Diameter: A straight line that passes through the center of a circle and divides it in half
Lumber baron: A man with great wealth, power, and influence who owned the lumber, the camps, the sawmills, and the land or logging rights to the land
Logging rights: The right to log a plot of land
Red pine: Type of coniferous tree logged in the late nineteenth and early twentieth century. Red pine trees were not as desirable as the white pine trees.
Survey: In the context of the lumber industry, a survey is an estimate of the characteristics and value of the timber stand on a particular plot of land.
Timber stand: In the logging industry, it refers to an area of standing trees to be used for timber
White pine: Type of coniferous tree desired by the logging industry in the late nineteenth and early twentieth century
Procedure
Before class, divide your students into six logging camps. If you need smaller groups, have the camp names repeat, or create more camp names on the editable worksheets.
1. Watch the first video, Calculating Board Feet. This video introduces the timber cruiser’s job, and presents the first problem your students will need to solve: calculating the board feet (BF) in one tree.
Transcript | Watch video Calculating Board Feet on YouTube
2. In their logging camp groups, or as a company-wide class, have your students complete the first worksheet, Measuring Board Feet. The worksheets are the same for each student. Order is important with this calculation, so you may need to help your students use the correct order of operations when applying the formula.
3. Watch the second video, Surveying Board Feet, and introduce the second worksheet, How many board feet in one plot? Have your students solve the estimated amount of board feet in a 1/10th acre plot. Before your students complete the worksheet, point out the additional information about the plot’s distance from the river. Discuss why the distance is important.
Transcript | Watch video Surveying Board Feet on YouTube
- It was best for logging to be done one to two miles away from the river landing. This allowed the sleigh teams to make two trips per day from the cut to the landing. The closer to the river the timber stand was, the easier it was to transport logs from the stand to the river, where the logs were then floated downriver to the sawmills.
- Towards the end of the winter season when the days became longer, daytime melting and nighttime freezing occurred, and ice roads became very smooth and slick. When, and if, that happened, teams could make more than two trips a day on short haul roads.
4. Watch the third video, Buying Timber Rights, and provide your logging camps with the third worksheet, Plot Recommendation.
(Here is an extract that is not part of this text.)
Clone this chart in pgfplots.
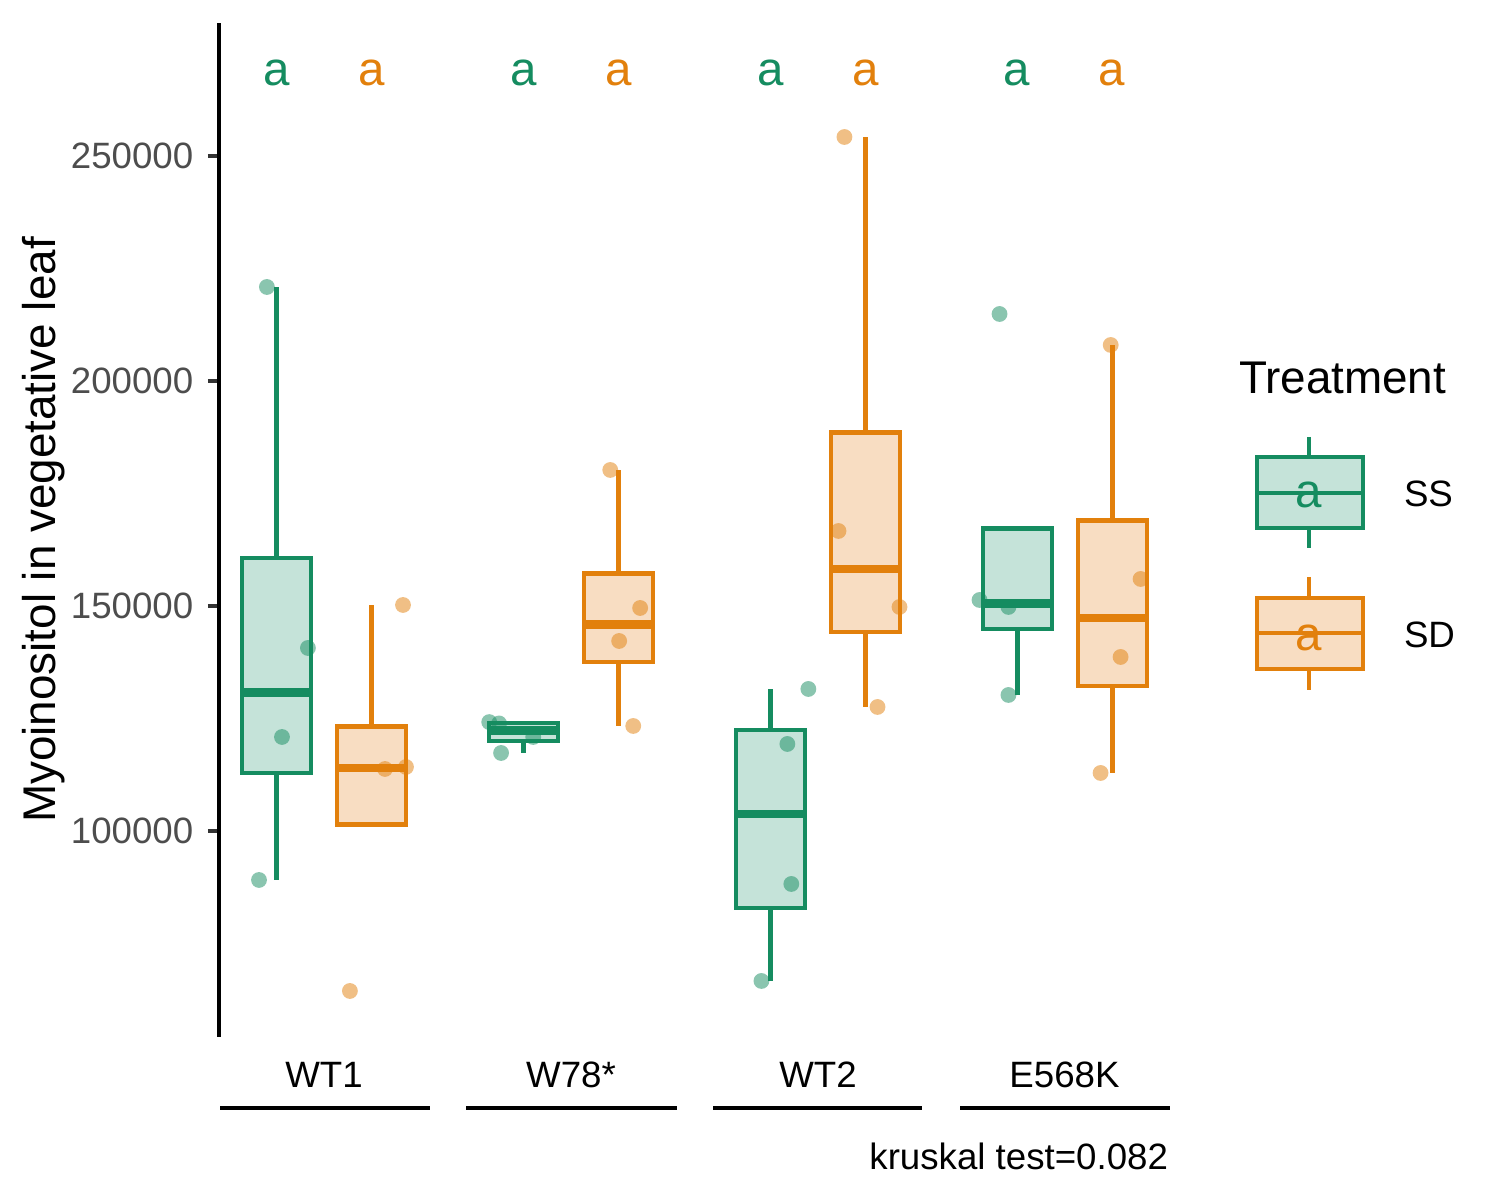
\documentclass[border=0pt]{standalone}
\usepackage{fontspec}
\setmainfont{Liberation Sans}
\usepackage{pgfplots}
\pgfplotsset{compat=1.18}
\definecolor{ssc}{HTML}{158C60}
\definecolor{sdc}{HTML}{E2800C}
\definecolor{ssfill}{HTML}{C5E3D9}
\definecolor{sdfill}{HTML}{F8DDC2}
\definecolor{gray30}{HTML}{4D4D4D}
\definecolor{gray20}{HTML}{333333}
\pgfplotsset{
  wsk/.style={line width=1.05pt, line cap=butt, mark=none},
  bxs/.style={line width=1.05pt, line join=miter, mark=none},
  med/.style={line width=2.1pt, line cap=butt, mark=none},
  sspts/.style={only marks, mark=*, mark size=1.9pt, mark options={draw=ssc, fill=ssc, draw opacity=0, fill opacity=0.5}},
  sdpts/.style={only marks, mark=*, mark size=1.9pt, mark options={draw=sdc, fill=sdc, draw opacity=0, fill opacity=0.5}},
}
\begin{document}
\begin{tikzpicture}
\path[use as bounding box] (-52.56pt,-39.12pt) rectangle (307.44pt,248.88pt);
\begin{axis}[
  at={(0pt,0pt)}, anchor=south west,
  scale only axis, width=228.24pt, height=243.36pt,
  xmin=0.575, xmax=4.425, ymin=54.222, ymax=279.556,
  axis x line=none, axis y line=left,
  y axis line style={-, line width=1pt, black},
  xtick=\empty,
  ytick={100,150,200,250},
  yticklabels={100000,150000,200000,250000},
  tick align=outside, major tick length=2.64pt,
  ytick style={line width=1pt, color=gray20},
  yticklabel style={font=\fontsize{8.8}{10}\selectfont, text=gray30},
]
% values in thousands
% ---- WT1 SS: min 89.111, Q1 112.944, med 130.778, Q3 160.722, max 220.889
\addplot[ssc, wsk] coordinates {(0.8075,89.111) (0.8075,112.944)};
\addplot[ssc, wsk] coordinates {(0.8075,160.722) (0.8075,220.889)};
\addplot[draw=ssc, fill=ssfill, bxs] coordinates {(0.6675,112.944) (0.9475,112.944) (0.9475,160.722) (0.6675,160.722)} -- cycle;
\addplot[ssc, med] coordinates {(0.6675,130.778) (0.9475,130.778)};
% ---- WT1 SD: Q1 101.444, med 114.000, Q3 123.222, upper whisker 150.222
\addplot[sdc, wsk] coordinates {(1.1925,123.222) (1.1925,150.222)};
\addplot[draw=sdc, fill=sdfill, bxs] coordinates {(1.0525,101.444) (1.3325,101.444) (1.3325,123.222) (1.0525,123.222)} -- cycle;
\addplot[sdc, med] coordinates {(1.0525,114.000) (1.3325,114.000)};
% ---- W78* SS: min 117.333, Q1 120.000, med 122.394, Q3 123.975, max 124.200
\addplot[ssc, wsk] coordinates {(1.8075,117.333) (1.8075,120.000)};
\addplot[ssc, wsk] coordinates {(1.8075,123.975) (1.8075,124.200)};
\addplot[draw=ssc, fill=ssfill, bxs] coordinates {(1.6675,120.000) (1.9475,120.000) (1.9475,123.975) (1.6675,123.975)} -- cycle;
\addplot[ssc, med] coordinates {(1.6675,122.394) (1.9475,122.394)};
% ---- W78* SD: min 123.333, Q1 137.500, med 145.889, Q3 157.222, max 180.222
\addplot[sdc, wsk] coordinates {(2.1925,123.333) (2.1925,137.500)};
\addplot[sdc, wsk] coordinates {(2.1925,157.222) (2.1925,180.222)};
\addplot[draw=sdc, fill=sdfill, bxs] coordinates {(2.0525,137.500) (2.3325,137.500) (2.3325,157.222) (2.0525,157.222)} -- cycle;
\addplot[sdc, med] coordinates {(2.0525,145.889) (2.3325,145.889)};
% ---- WT2 SS: min 66.667, Q1 82.833, med 103.778, Q3 122.389, max 131.556
\addplot[ssc, wsk] coordinates {(2.8075,66.667) (2.8075,82.833)};
\addplot[ssc, wsk] coordinates {(2.8075,122.389) (2.8075,131.556)};
\addplot[draw=ssc, fill=ssfill, bxs] coordinates {(2.6675,82.833) (2.9475,82.833) (2.9475,122.389) (2.6675,122.389)} -- cycle;
\addplot[ssc, med] coordinates {(2.6675,103.778) (2.9475,103.778)};
% ---- WT2 SD: min 127.556, Q1 144.222, med 158.222, Q3 188.556, max 254.222
\addplot[sdc, wsk] coordinates {(3.1925,127.556) (3.1925,144.222)};
\addplot[sdc, wsk] coordinates {(3.1925,188.556) (3.1925,254.222)};
\addplot[draw=sdc, fill=sdfill, bxs] coordinates {(3.0525,144.222) (3.3325,144.222) (3.3325,188.556) (3.0525,188.556)} -- cycle;
\addplot[sdc, med] coordinates {(3.0525,158.222) (3.3325,158.222)};
% ---- E568K SS: lower whisker 130.222, Q1 144.889, med 150.556, Q3 167.222
\addplot[ssc, wsk] coordinates {(3.8075,130.222) (3.8075,144.889)};
\addplot[draw=ssc, fill=ssfill, bxs] coordinates {(3.6675,144.889) (3.9475,144.889) (3.9475,167.222) (3.6675,167.222)} -- cycle;
\addplot[ssc, med] coordinates {(3.6675,150.556) (3.9475,150.556)};
% ---- E568K SD: min 112.889, Q1 132.222, med 147.333, Q3 169.000, max 208.000
\addplot[sdc, wsk] coordinates {(4.1925,112.889) (4.1925,132.222)};
\addplot[sdc, wsk] coordinates {(4.1925,169.000) (4.1925,208.000)};
\addplot[draw=sdc, fill=sdfill, bxs] coordinates {(4.0525,132.222) (4.3325,132.222) (4.3325,169.000) (4.0525,169.000)} -- cycle;
\addplot[sdc, med] coordinates {(4.0525,147.333) (4.3325,147.333)};
% jittered points
\addplot[sspts] coordinates {(0.769,220.889) (0.935,140.667) (0.830,120.889) (0.737,89.111)};
\addplot[sdpts] coordinates {(1.320,150.222) (1.247,113.778) (1.332,114.222) (1.105,64.444)};
\addplot[sspts] coordinates {(1.669,124.200) (1.709,123.900) (1.847,120.889) (1.717,117.333)};
\addplot[sdpts] coordinates {(2.159,180.222) (2.280,149.556) (2.195,142.222) (2.252,123.333)};
\addplot[sspts] coordinates {(2.771,66.667) (2.892,88.222) (2.876,119.333) (2.961,131.556)};
\addplot[sdpts] coordinates {(3.107,254.222) (3.083,166.667) (3.330,149.778) (3.241,127.556)};
\addplot[sspts] coordinates {(3.654,151.333) (3.771,149.778) (3.771,130.222) (3.735,214.889)};
\addplot[sdpts] coordinates {(4.185,208.000) (4.306,156.000) (4.225,138.667) (4.144,112.889)};
\end{axis}
\begin{scope}[shift={(-52.56pt,248.88pt)}, x=0.24pt, y=-0.24pt, every node/.style={inner sep=0pt, outer sep=0pt}]
% y label
\node[rotate=90, anchor=center, font=\fontsize{11}{13}\selectfont] at (44,530) {Myoinositol in vegetative leaf};
% letters
\foreach \g in {324,571,818,1064.5}{
  \node[anchor=base, text=ssc, font=\fontsize{11.4}{13}\selectfont] at (\g-47.5,86) {a};
  \node[anchor=base, text=sdc, font=\fontsize{11.4}{13}\selectfont] at (\g+47.5,86) {a};
}
% group labels and lines
\node[anchor=base, font=\fontsize{8.8}{10}\selectfont] at (324,1088) {WT1};
\node[anchor=base, font=\fontsize{8.8}{10}\selectfont] at (571,1088) {W78*};
\node[anchor=base, font=\fontsize{8.8}{10}\selectfont] at (818,1088) {WT2};
\node[anchor=base, font=\fontsize{8.8}{10}\selectfont] at (1064.5,1088) {E568K};
\draw[line width=0.96pt] (220,1108) -- (430,1108);
\draw[line width=0.96pt] (466,1108) -- (677,1108);
\draw[line width=0.96pt] (713,1108) -- (922,1108);
\draw[line width=0.96pt] (960,1108) -- (1170,1108);
\node[anchor=base east, font=\fontsize{8.8}{10}\selectfont] at (1168,1170) {kruskal test=0.082};
% legend
\node[anchor=base west, font=\fontsize{11}{13}\selectfont] at (1239,394) {Treatment};
\draw[ssc, line width=1.05pt] (1309,437) -- (1309,457) (1309,528) -- (1309,548);
\draw[ssc, fill=ssfill, line width=1.05pt] (1257,457) rectangle (1363,528);
\draw[ssc, line width=1.05pt] (1257,493) -- (1363,493);
\node[anchor=base, text=ssc, font=\fontsize{11.4}{13}\selectfont] at (1309,508) {a};
\draw[sdc, line width=1.05pt] (1309,577) -- (1309,598) (1309,669) -- (1309,690);
\draw[sdc, fill=sdfill, line width=1.05pt] (1257,598) rectangle (1363,669);
\draw[sdc, line width=1.05pt] (1257,633) -- (1363,633);
\node[anchor=base, text=sdc, font=\fontsize{11.4}{13}\selectfont] at (1309,651) {a};
\node[anchor=base west, font=\fontsize{8.8}{10}\selectfont] at (1404,507) {SS};
\node[anchor=base west, font=\fontsize{8.8}{10}\selectfont] at (1404,648) {SD};
\end{scope}
\end{tikzpicture}
\end{document}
Each logging camp will have to evaluate a unique set of plots, and recommend the most valuable plot to the lumber company.
Transcript | Watch video Buying Timber Rights on YouTube
5. Have each camp share which of the three plots they are going to recommend to the lumber baron.
Lesson Extensions
(see student worksheet, Helping the Timber Cruiser)
Students who finish early can pick one of the activities on the Helping the Timber Cruiser worksheet. Encourage them to work with one or two other students to prepare a short presentation for the class.
Choices include:
- Explain how to say large numbers out loud, such as 4,064,000 is “four million, sixty-four thousand.”
- Explain the order of operations; use the formula for board feet as one example.
- Discuss the importance of the initial zero in decimal fractions (such as 0.22 instead of .22).
- Use a yardstick to find the length of your stride, and how many paces you would take as a cruiser.
- Research the meaning of “acre,” and find the approximate area of your school’s playground in acres.